#### [Written problem]
Read the data and repeat all of it exactly.
========
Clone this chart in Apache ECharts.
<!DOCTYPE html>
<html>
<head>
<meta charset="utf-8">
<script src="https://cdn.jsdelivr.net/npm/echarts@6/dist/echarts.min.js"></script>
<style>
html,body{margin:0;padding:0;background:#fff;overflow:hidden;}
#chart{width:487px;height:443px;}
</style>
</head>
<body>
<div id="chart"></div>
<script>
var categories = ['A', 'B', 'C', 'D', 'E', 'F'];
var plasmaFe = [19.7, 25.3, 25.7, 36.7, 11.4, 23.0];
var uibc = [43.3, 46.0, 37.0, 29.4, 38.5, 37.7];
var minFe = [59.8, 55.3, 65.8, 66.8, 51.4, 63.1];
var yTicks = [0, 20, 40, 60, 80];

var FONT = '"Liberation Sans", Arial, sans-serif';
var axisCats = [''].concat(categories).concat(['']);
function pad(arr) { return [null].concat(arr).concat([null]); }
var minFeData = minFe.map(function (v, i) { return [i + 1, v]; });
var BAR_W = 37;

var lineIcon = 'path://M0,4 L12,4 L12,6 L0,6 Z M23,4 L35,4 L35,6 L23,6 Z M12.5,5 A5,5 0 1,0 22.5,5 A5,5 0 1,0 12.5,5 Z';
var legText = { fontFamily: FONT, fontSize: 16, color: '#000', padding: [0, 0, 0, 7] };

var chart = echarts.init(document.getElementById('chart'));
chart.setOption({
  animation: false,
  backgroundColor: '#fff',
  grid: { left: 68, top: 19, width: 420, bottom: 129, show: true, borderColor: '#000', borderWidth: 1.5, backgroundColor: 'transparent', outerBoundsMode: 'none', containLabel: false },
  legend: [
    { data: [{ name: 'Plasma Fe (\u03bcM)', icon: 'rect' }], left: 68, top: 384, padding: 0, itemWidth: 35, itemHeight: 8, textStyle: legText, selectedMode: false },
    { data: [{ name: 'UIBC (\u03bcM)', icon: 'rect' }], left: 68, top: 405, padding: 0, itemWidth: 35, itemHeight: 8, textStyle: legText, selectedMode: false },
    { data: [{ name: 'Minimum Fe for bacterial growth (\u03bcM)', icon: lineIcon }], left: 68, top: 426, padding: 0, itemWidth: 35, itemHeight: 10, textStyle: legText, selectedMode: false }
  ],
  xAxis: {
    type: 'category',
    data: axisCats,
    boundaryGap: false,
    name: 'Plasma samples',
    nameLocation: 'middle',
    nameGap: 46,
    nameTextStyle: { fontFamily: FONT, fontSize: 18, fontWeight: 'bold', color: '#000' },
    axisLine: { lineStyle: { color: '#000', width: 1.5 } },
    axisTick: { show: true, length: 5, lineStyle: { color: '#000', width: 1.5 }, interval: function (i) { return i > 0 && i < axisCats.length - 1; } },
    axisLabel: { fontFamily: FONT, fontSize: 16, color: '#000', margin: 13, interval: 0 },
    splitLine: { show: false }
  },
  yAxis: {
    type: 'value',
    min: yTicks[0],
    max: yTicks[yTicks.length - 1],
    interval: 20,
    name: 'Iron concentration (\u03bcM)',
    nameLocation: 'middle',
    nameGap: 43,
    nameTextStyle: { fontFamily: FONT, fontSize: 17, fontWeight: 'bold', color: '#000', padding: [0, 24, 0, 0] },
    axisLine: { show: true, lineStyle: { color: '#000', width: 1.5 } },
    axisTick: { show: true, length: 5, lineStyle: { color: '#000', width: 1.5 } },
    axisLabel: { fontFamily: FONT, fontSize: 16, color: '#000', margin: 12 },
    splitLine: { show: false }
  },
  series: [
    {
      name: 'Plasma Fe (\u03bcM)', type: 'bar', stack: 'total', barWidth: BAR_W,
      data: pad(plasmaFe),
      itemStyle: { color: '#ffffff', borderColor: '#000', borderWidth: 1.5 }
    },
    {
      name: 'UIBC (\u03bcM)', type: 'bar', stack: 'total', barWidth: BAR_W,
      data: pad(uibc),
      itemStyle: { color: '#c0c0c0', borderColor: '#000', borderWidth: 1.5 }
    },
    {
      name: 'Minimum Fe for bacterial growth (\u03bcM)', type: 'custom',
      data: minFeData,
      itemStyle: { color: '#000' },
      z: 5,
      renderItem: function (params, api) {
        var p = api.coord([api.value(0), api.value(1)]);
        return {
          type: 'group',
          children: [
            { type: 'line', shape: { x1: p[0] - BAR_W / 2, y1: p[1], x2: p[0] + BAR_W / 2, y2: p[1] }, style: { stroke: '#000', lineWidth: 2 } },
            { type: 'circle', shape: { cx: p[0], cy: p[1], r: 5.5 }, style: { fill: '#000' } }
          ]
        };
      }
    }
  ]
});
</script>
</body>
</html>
========
#### [Exercise result]
Clone this chart in Apache ECharts.
<!DOCTYPE html>
<html>
<head>
<meta charset="utf-8">
<script src="https://cdn.jsdelivr.net/npm/echarts@6/dist/echarts.min.js"></script>
<style>
html,body{margin:0;padding:0;background:#fff;overflow:hidden;}
#chart{width:487px;height:443px;}
</style>
</head>
<body>
<div id="chart"></div>
<script>
var categories = ['A', 'B', 'C', 'D', 'E', 'F'];
var plasmaFe = [19.7, 25.3, 25.7, 36.7, 11.4, 23.0];
var uibc = [43.3, 46.0, 37.0, 29.4, 38.5, 37.7];
var minFe = [59.8, 55.3, 65.8, 66.8, 51.4, 63.1];
var yTicks = [0, 20, 40, 60, 80];

var FONT = '"Liberation Sans", Arial, sans-serif';
var axisCats = [''].concat(categories).concat(['']);
function pad(arr) { return [null].concat(arr).concat([null]); }
var minFeData = minFe.map(function (v, i) { return [i + 1, v]; });
var BAR_W = 37;

var lineIcon = 'path://M0,4 L12,4 L12,6 L0,6 Z M23,4 L35,4 L35,6 L23,6 Z M12.5,5 A5,5 0 1,0 22.5,5 A5,5 0 1,0 12.5,5 Z';
var legText = { fontFamily: FONT, fontSize: 16, color: '#000', padding: [0, 0, 0, 7] };

var chart = echarts.init(document.getElementById('chart'));
chart.setOption({
  animation: false,
  backgroundColor: '#fff',
  grid: { left: 68, top: 19, width: 420, bottom: 129, show: true, borderColor: '#000', borderWidth: 1.5, backgroundColor: 'transparent', outerBoundsMode: 'none', containLabel: false },
  legend: [
    { data: [{ name: 'Plasma Fe (\u03bcM)', icon: 'rect' }], left: 68, top: 384, padding: 0, itemWidth: 35, itemHeight: 8, textStyle: legText, selectedMode: false },
    { data: [{ name: 'UIBC (\u03bcM)', icon: 'rect' }], left: 68, top: 405, padding: 0, itemWidth: 35, itemHeight: 8, textStyle: legText, selectedMode: false },
    { data: [{ name: 'Minimum Fe for bacterial growth (\u03bcM)', icon: lineIcon }], left: 68, top: 426, padding: 0, itemWidth: 35, itemHeight: 10, textStyle: legText, selectedMode: false }
  ],
  xAxis: {
    type: 'category',
    data: axisCats,
    boundaryGap: false,
    name: 'Plasma samples',
    nameLocation: 'middle',
    nameGap: 46,
    nameTextStyle: { fontFamily: FONT, fontSize: 18, fontWeight: 'bold', color: '#000' },
    axisLine: { lineStyle: { color: '#000', width: 1.5 } },
    axisTick: { show: true, length: 5, lineStyle: { color: '#000', width: 1.5 }, interval: function (i) { return i > 0 && i < axisCats.length - 1; } },
    axisLabel: { fontFamily: FONT, fontSize: 16, color: '#000', margin: 13, interval: 0 },
    splitLine: { show: false }
  },
  yAxis: {
    type: 'value',
    min: yTicks[0],
    max: yTicks[yTicks.length - 1],
    interval: 20,
    name: 'Iron concentration (\u03bcM)',
    nameLocation: 'middle',
    nameGap: 43,
    nameTextStyle: { fontFamily: FONT, fontSize: 17, fontWeight: 'bold', color: '#000', padding: [0, 24, 0, 0] },
    axisLine: { show: true, lineStyle: { color: '#000', width: 1.5 } },
    axisTick: { show: true, length: 5, lineStyle: { color: '#000', width: 1.5 } },
    axisLabel: { fontFamily: FONT, fontSize: 16, color: '#000', margin: 12 },
    splitLine: { show: false }
  },
  series: [
    {
      name: 'Plasma Fe (\u03bcM)', type: 'bar', stack: 'total', barWidth: BAR_W,
      data: pad(plasmaFe),
      itemStyle: { color: '#ffffff', borderColor: '#000', borderWidth: 1.5 }
    },
    {
      name: 'UIBC (\u03bcM)', type: 'bar', stack: 'total', barWidth: BAR_W,
      data: pad(uibc),
      itemStyle: { color: '#c0c0c0', borderColor: '#000', borderWidth: 1.5 }
    },
    {
      name: 'Minimum Fe for bacterial growth (\u03bcM)', type: 'custom',
      data: minFeData,
      itemStyle: { color: '#000' },
      z: 5,
      renderItem: function (params, api) {
        var p = api.coord([api.value(0), api.value(1)]);
        return {
          type: 'group',
          children: [
            { type: 'line', shape: { x1: p[0] - BAR_W / 2, y1: p[1], x2: p[0] + BAR_W / 2, y2: p[1] }, style: { stroke: '#000', lineWidth: 2 } },
            { type: 'circle', shape: { cx: p[0], cy: p[1], r: 5.5 }, style: { fill: '#000' } }
          ]
        };
      }
    }
  ]
});
</script>
</body>
</html>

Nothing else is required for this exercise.